The good news is the US border guards didn't care about my Canadian passport.

The bad news is the US border guards didn't care about my Canadian passport.

Several people had warned me that as a dual Canadian-US citizen, I could be hassled, denied entry or - as one person put it - "face certain criminal prosecution" for entering the US without a US passport. I know many dual citizens who hold only Canadian passports, and who regularly travel back and forth to the US without the slightest hitch, so I knew this wasn't true. I understand it may technically be true, a law on the books, but it's obviously not enforced in any way.

The only unanswered question was whether my troubles at the border would continue - whether, without my US passport to scan, if I would be flagged. That question has now been definitively answered. Border hassles are now a way of life.

The border guard saw the US birthplace on our passports, typed in our names, and we were off to the races: surrender the keys, escort into the building, the long wait, the questions they already know the answers to. This one took about an hour and 15 minutes.

Once we were cleared, Allan asked the guard returning our passports, "Can you tell us why we were brought in here?"

The guard was clearly uncomfortable with the question. "Don't you know?"

We both said, "We have no idea. No one ever tells us anything. We just come in, answer questions, and they let us go."

Guard: "Have you ever been in trouble?"

Us: "No, never."

Guard: "I'm not at liberty to tell you." He said he could give us a paper explaining how to apply for more information. We said we'd like that, and he went off to get it.

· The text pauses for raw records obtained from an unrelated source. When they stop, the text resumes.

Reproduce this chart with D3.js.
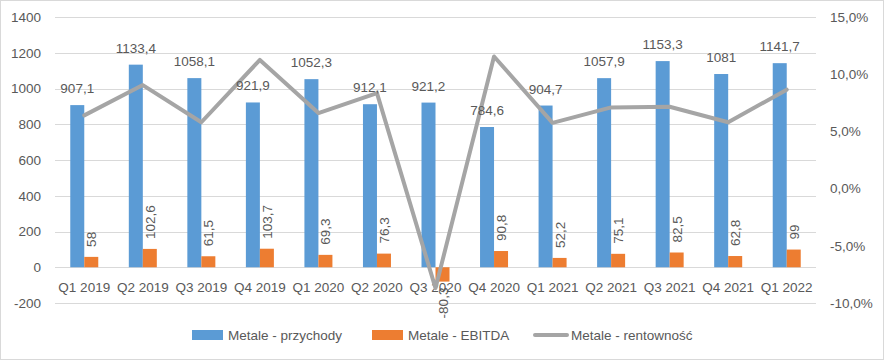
<!DOCTYPE html>
<html><head><meta charset="utf-8">
<script src="https://cdn.jsdelivr.net/npm/d3@7/dist/d3.min.js"></script>
<style>body{margin:0;background:#fff}svg{display:block}text{font-family:"Liberation Sans",Arial,sans-serif;fill:#595959}</style>
</head><body>
<script>
const categories = ["Q1 2019","Q2 2019","Q3 2019","Q4 2019","Q1 2020","Q2 2020","Q3 2020","Q4 2020","Q1 2021","Q2 2021","Q3 2021","Q4 2021","Q1 2022"];
const revenue = [907.1,1133.4,1058.1,921.9,1052.3,912.1,921.2,784.6,904.7,1057.9,1153.3,1081,1141.7];
const ebitda = [58,102.6,61.5,103.7,69.3,76.3,-80.3,90.8,52.2,75.1,82.5,62.8,99];
const margin = [6.4,9.05,5.8,11.25,6.6,8.35,-8.7,11.55,5.75,7.1,7.15,5.8,8.65];
const leftTicks = [-200,0,200,400,600,800,1000,1200,1400];
const rightTicks = [-10,-5,0,5,10,15];
const seriesNames = ["Metale - przychody","Metale - EBITDA","Metale - rentowność"];

const W=884,H=360;
const svg=d3.select("body").append("svg").attr("width",W).attr("height",H);
svg.append("rect").attr("x",0.5).attr("y",0.5).attr("width",W-1).attr("height",H-1).attr("fill","#fff").attr("stroke","#D9D9D9");

const x0=55,x1=816,yTop=17,yBot=303;
const x=d3.scaleBand().domain(categories).range([x0,x1]);
const y=d3.scaleLinear().domain([-200,1400]).range([yBot,yTop]);
const y2=d3.scaleLinear().domain([-10,15]).range([yBot,yTop]);
const fmt=v=>String(v).replace(".",",");
const bw=14;

// grid
svg.append("g").selectAll("line").data(leftTicks).join("line")
  .attr("x1",x0).attr("x2",x1).attr("y1",d=>Math.round(y(d))+0.5).attr("y2",d=>Math.round(y(d))+0.5)
  .attr("stroke","#D9D9D9").attr("stroke-width",1);

// left axis labels
const la=d3.axisLeft(y).tickValues(leftTicks).tickSize(0).tickPadding(0).tickFormat(d=>d);
const gl=svg.append("g").attr("transform","translate(41,0)").call(la);
gl.select(".domain").remove();
gl.selectAll("text").style("font-size","13.5px").style("fill","#595959").attr("font-family","Liberation Sans, Arial, sans-serif");

// right axis labels
const ra=d3.axisRight(y2).tickValues(rightTicks).tickSize(0).tickPadding(0).tickFormat(d=>d3.format(".1f")(d).replace(".",",").replace("−","-")+"%");
const gr=svg.append("g").attr("transform","translate(830,0)").call(ra);
gr.select(".domain").remove();
gr.selectAll("text").style("font-size","13.5px").style("fill","#595959").attr("font-family","Liberation Sans, Arial, sans-serif");

// bars
const cx=d=>x(d)+x.bandwidth()/2;
svg.append("g").selectAll("rect").data(categories).join("rect")
  .attr("x",d=>cx(d)-bw).attr("width",bw)
  .attr("y",(d,i)=>y(revenue[i])).attr("height",(d,i)=>y(0)-y(revenue[i]))
  .attr("fill","#5B9BD5");
svg.append("g").selectAll("rect").data(categories).join("rect")
  .attr("x",d=>cx(d)).attr("width",bw)
  .attr("y",(d,i)=>Math.min(y(ebitda[i]),y(0))).attr("height",(d,i)=>Math.abs(y(0)-y(ebitda[i])))
  .attr("fill","#ED7D31");

// x labels
svg.append("g").selectAll("text").data(categories).join("text")
  .attr("x",d=>cx(d)).attr("y",292).attr("text-anchor","middle").style("font-size","13.5px").text(d=>d);

// line
const line=d3.line().x((d,i)=>cx(categories[i])).y(d=>y2(d));
svg.append("path").datum(margin).attr("d",line).attr("fill","none")
  .attr("stroke","#A5A5A5").attr("stroke-width",4).attr("stroke-linejoin","round").attr("stroke-linecap","round");

// revenue labels
svg.append("g").selectAll("text").data(categories).join("text")
  .attr("x",d=>cx(d)-bw/2).attr("y",(d,i)=>y(revenue[i])-12).attr("text-anchor","middle")
  .style("font-size","13.5px").text((d,i)=>fmt(revenue[i]));

// ebitda labels rotated
svg.append("g").selectAll("text").data(categories).join("text")
  .attr("transform",(d,i)=>{
    const px=cx(d)+bw/2+5;
    const py=ebitda[i]>=0? y(ebitda[i])-10 : y(ebitda[i])+6;
    return `translate(${px},${py}) rotate(-90)`;})
  .attr("text-anchor",(d,i)=>ebitda[i]>=0?"start":"end")
  .style("font-size","13.5px").text((d,i)=>fmt(ebitda[i]));

// legend
const lg=svg.append("g");
lg.append("rect").attr("x",192).attr("y",330).attr("width",31).attr("height",10).attr("fill","#5B9BD5");
lg.append("text").attr("x",228).attr("y",340).style("font-size","13.5px").text(seriesNames[0]);
lg.append("rect").attr("x",372).attr("y",330).attr("width",31).attr("height",10).attr("fill","#ED7D31");
lg.append("text").attr("x",408).attr("y",340).style("font-size","13.5px").text(seriesNames[1]);
lg.append("line").attr("x1",535).attr("x2",567).attr("y1",335).attr("y2",335).attr("stroke","#A5A5A5").attr("stroke-width",4).attr("stroke-linecap","round");
lg.append("text").attr("x",571).attr("y",340).style("font-size","13.5px").text(seriesNames[2]);
</script>
</body></html>
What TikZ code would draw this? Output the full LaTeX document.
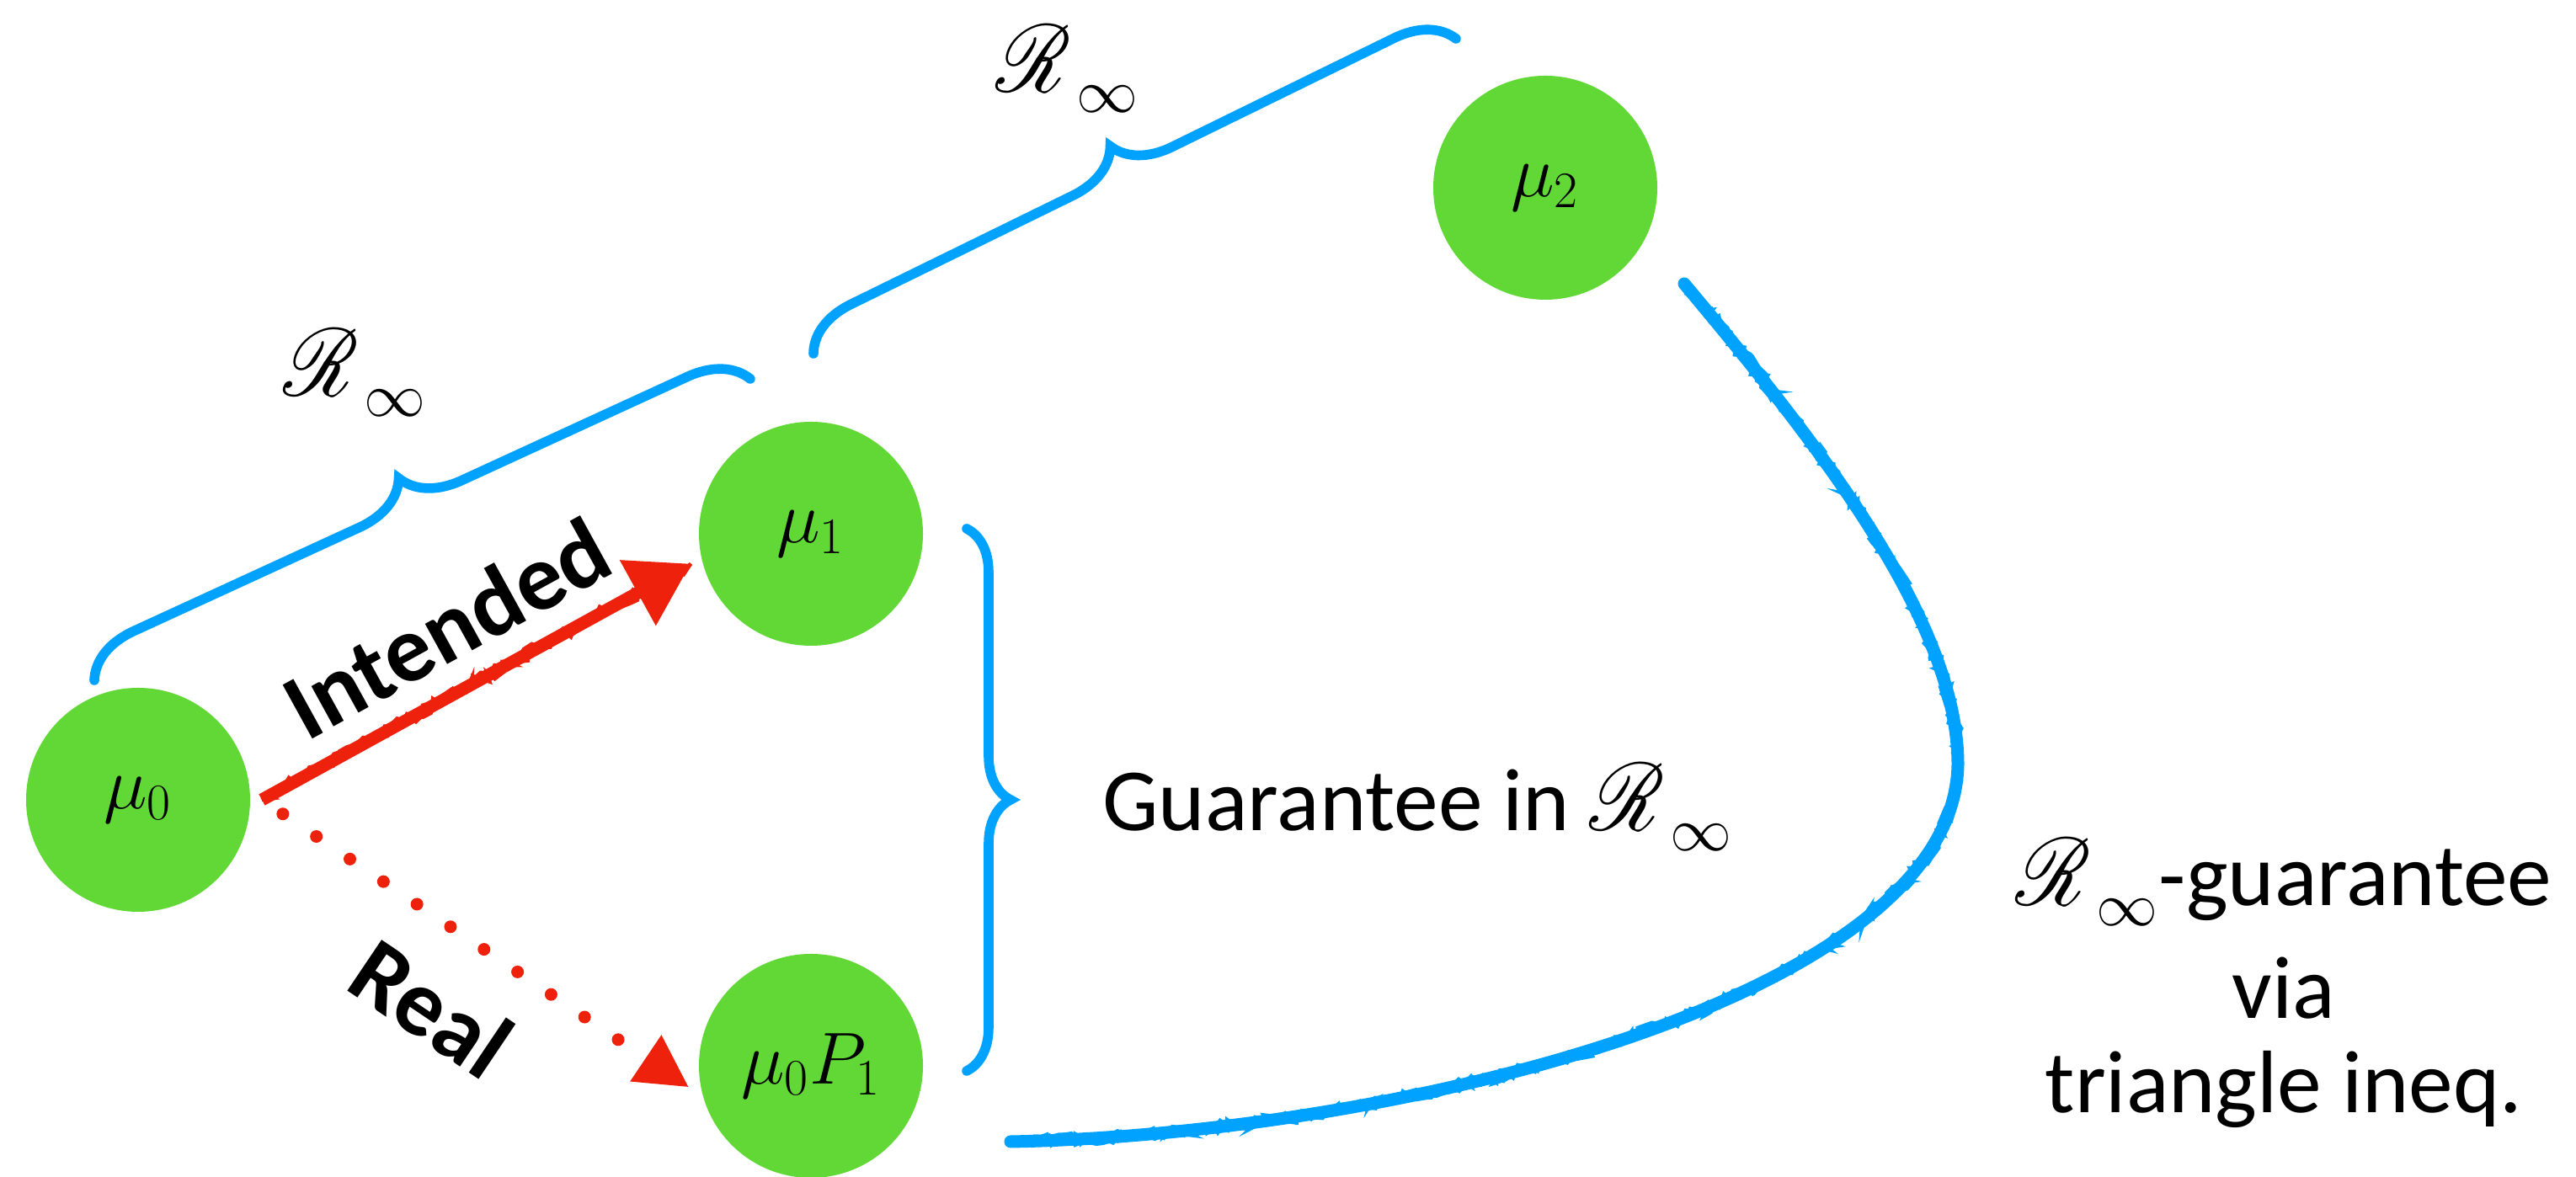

When he returned, he was downright chatty. "Here's the information, you fill this out, and you will get a response. I'm sorry, I'm not at liberty to tell you more, but you can apply here, and they will respond. . . . "

Yeah thanks have a nice day.

So. I am flagged with the US state department, and that is that.

* * * *

We had dinner with our friends Bruce and Mary and Russell, great peace activists from Buffalo, then stayed up til all hours talking. Bruce Beyer is kind of a legendary figure in the peace movement, a Vietnam draft resister who turned in his draft card, lived in Sweden and then Toronto, returned to the US without amnesty, and continues to work tirelessly for peace and on behalf of military resisters. Bruce is a mainstay of the War Resisters Support Campaign. And becoming friends with him is one of my favourite benefits of this blog.

We had a really good time last night, and we're now groggy and sleep-deprived. (Those things often go together, eh.) Now we're in JFK Airport with about a five-hour wait for our flight to Oakland, equipped with music, netbook and plenty of reading material.